Drop every picture, then transcribe the remaining data exactly.

____________________

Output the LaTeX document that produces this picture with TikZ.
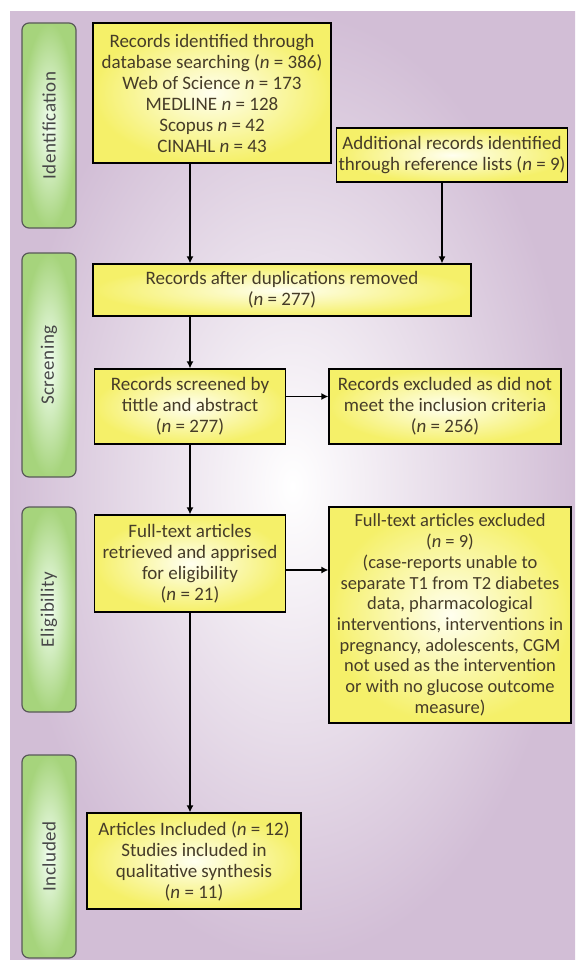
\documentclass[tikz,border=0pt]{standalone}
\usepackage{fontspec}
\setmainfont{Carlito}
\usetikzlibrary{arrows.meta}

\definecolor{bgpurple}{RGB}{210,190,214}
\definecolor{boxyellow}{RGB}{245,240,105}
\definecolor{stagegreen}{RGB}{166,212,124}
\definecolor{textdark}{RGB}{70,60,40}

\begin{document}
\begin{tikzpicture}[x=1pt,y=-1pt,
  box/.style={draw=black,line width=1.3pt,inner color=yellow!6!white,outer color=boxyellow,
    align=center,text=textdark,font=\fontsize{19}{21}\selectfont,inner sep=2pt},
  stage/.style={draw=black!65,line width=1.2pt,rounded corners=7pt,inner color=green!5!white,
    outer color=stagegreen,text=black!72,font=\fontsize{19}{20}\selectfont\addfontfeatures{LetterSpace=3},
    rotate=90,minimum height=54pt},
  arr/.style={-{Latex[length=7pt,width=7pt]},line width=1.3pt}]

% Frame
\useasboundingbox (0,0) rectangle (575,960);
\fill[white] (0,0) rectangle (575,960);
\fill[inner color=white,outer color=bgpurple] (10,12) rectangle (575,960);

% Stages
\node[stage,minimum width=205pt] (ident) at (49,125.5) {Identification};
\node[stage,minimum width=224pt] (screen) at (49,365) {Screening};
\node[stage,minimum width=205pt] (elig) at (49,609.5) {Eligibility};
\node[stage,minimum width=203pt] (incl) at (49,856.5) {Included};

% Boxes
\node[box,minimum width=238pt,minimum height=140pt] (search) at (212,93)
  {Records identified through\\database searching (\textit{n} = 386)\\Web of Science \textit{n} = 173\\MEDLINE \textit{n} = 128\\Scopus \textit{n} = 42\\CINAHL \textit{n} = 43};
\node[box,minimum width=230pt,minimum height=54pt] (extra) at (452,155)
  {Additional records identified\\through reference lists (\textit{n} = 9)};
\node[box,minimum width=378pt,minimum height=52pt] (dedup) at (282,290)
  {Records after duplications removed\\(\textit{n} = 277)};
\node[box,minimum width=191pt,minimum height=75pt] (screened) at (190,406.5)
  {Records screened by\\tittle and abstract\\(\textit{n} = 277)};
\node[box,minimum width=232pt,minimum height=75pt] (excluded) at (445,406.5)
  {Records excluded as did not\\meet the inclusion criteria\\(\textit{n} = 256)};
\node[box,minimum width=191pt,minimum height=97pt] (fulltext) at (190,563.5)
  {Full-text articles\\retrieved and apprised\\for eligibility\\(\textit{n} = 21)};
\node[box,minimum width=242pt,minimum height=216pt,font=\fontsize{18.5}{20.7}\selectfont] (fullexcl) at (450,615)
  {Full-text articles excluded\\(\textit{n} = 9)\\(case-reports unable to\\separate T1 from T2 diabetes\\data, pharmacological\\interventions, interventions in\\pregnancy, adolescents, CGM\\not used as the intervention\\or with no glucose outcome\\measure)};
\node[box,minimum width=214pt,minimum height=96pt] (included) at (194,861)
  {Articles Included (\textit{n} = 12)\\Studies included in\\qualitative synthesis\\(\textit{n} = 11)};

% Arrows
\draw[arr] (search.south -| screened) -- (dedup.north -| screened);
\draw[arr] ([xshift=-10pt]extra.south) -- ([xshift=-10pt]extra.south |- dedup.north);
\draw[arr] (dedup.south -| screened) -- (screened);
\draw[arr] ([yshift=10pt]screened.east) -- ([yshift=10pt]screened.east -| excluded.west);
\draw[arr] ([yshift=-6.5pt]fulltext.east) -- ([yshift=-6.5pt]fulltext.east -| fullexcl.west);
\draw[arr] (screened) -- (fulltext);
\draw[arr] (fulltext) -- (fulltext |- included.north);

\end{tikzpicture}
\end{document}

____________________

Result of this exercise
Output the LaTeX document that produces this picture with TikZ.
\documentclass[tikz,border=0pt]{standalone}
\usepackage{fontspec}
\setmainfont{Carlito}
\usetikzlibrary{arrows.meta}

\definecolor{bgpurple}{RGB}{210,190,214}
\definecolor{boxyellow}{RGB}{245,240,105}
\definecolor{stagegreen}{RGB}{166,212,124}
\definecolor{textdark}{RGB}{70,60,40}

\begin{document}
\begin{tikzpicture}[x=1pt,y=-1pt,
  box/.style={draw=black,line width=1.3pt,inner color=yellow!6!white,outer color=boxyellow,
    align=center,text=textdark,font=\fontsize{19}{21}\selectfont,inner sep=2pt},
  stage/.style={draw=black!65,line width=1.2pt,rounded corners=7pt,inner color=green!5!white,
    outer color=stagegreen,text=black!72,font=\fontsize{19}{20}\selectfont\addfontfeatures{LetterSpace=3},
    rotate=90,minimum height=54pt},
  arr/.style={-{Latex[length=7pt,width=7pt]},line width=1.3pt}]

% Frame
\useasboundingbox (0,0) rectangle (575,960);
\fill[white] (0,0) rectangle (575,960);
\fill[inner color=white,outer color=bgpurple] (10,12) rectangle (575,960);

% Stages
\node[stage,minimum width=205pt] (ident) at (49,125.5) {Identification};
\node[stage,minimum width=224pt] (screen) at (49,365) {Screening};
\node[stage,minimum width=205pt] (elig) at (49,609.5) {Eligibility};
\node[stage,minimum width=203pt] (incl) at (49,856.5) {Included};

% Boxes
\node[box,minimum width=238pt,minimum height=140pt] (search) at (212,93)
  {Records identified through\\database searching (\textit{n} = 386)\\Web of Science \textit{n} = 173\\MEDLINE \textit{n} = 128\\Scopus \textit{n} = 42\\CINAHL \textit{n} = 43};
\node[box,minimum width=230pt,minimum height=54pt] (extra) at (452,155)
  {Additional records identified\\through reference lists (\textit{n} = 9)};
\node[box,minimum width=378pt,minimum height=52pt] (dedup) at (282,290)
  {Records after duplications removed\\(\textit{n} = 277)};
\node[box,minimum width=191pt,minimum height=75pt] (screened) at (190,406.5)
  {Records screened by\\tittle and abstract\\(\textit{n} = 277)};
\node[box,minimum width=232pt,minimum height=75pt] (excluded) at (445,406.5)
  {Records excluded as did not\\meet the inclusion criteria\\(\textit{n} = 256)};
\node[box,minimum width=191pt,minimum height=97pt] (fulltext) at (190,563.5)
  {Full-text articles\\retrieved and apprised\\for eligibility\\(\textit{n} = 21)};
\node[box,minimum width=242pt,minimum height=216pt,font=\fontsize{18.5}{20.7}\selectfont] (fullexcl) at (450,615)
  {Full-text articles excluded\\(\textit{n} = 9)\\(case-reports unable to\\separate T1 from T2 diabetes\\data, pharmacological\\interventions, interventions in\\pregnancy, adolescents, CGM\\not used as the intervention\\or with no glucose outcome\\measure)};
\node[box,minimum width=214pt,minimum height=96pt] (included) at (194,861)
  {Articles Included (\textit{n} = 12)\\Studies included in\\qualitative synthesis\\(\textit{n} = 11)};

% Arrows
\draw[arr] (search.south -| screened) -- (dedup.north -| screened);
\draw[arr] ([xshift=-10pt]extra.south) -- ([xshift=-10pt]extra.south |- dedup.north);
\draw[arr] (dedup.south -| screened) -- (screened);
\draw[arr] ([yshift=10pt]screened.east) -- ([yshift=10pt]screened.east -| excluded.west);
\draw[arr] ([yshift=-6.5pt]fulltext.east) -- ([yshift=-6.5pt]fulltext.east -| fullexcl.west);
\draw[arr] (screened) -- (fulltext);
\draw[arr] (fulltext) -- (fulltext |- included.north);

\end{tikzpicture}
\end{document}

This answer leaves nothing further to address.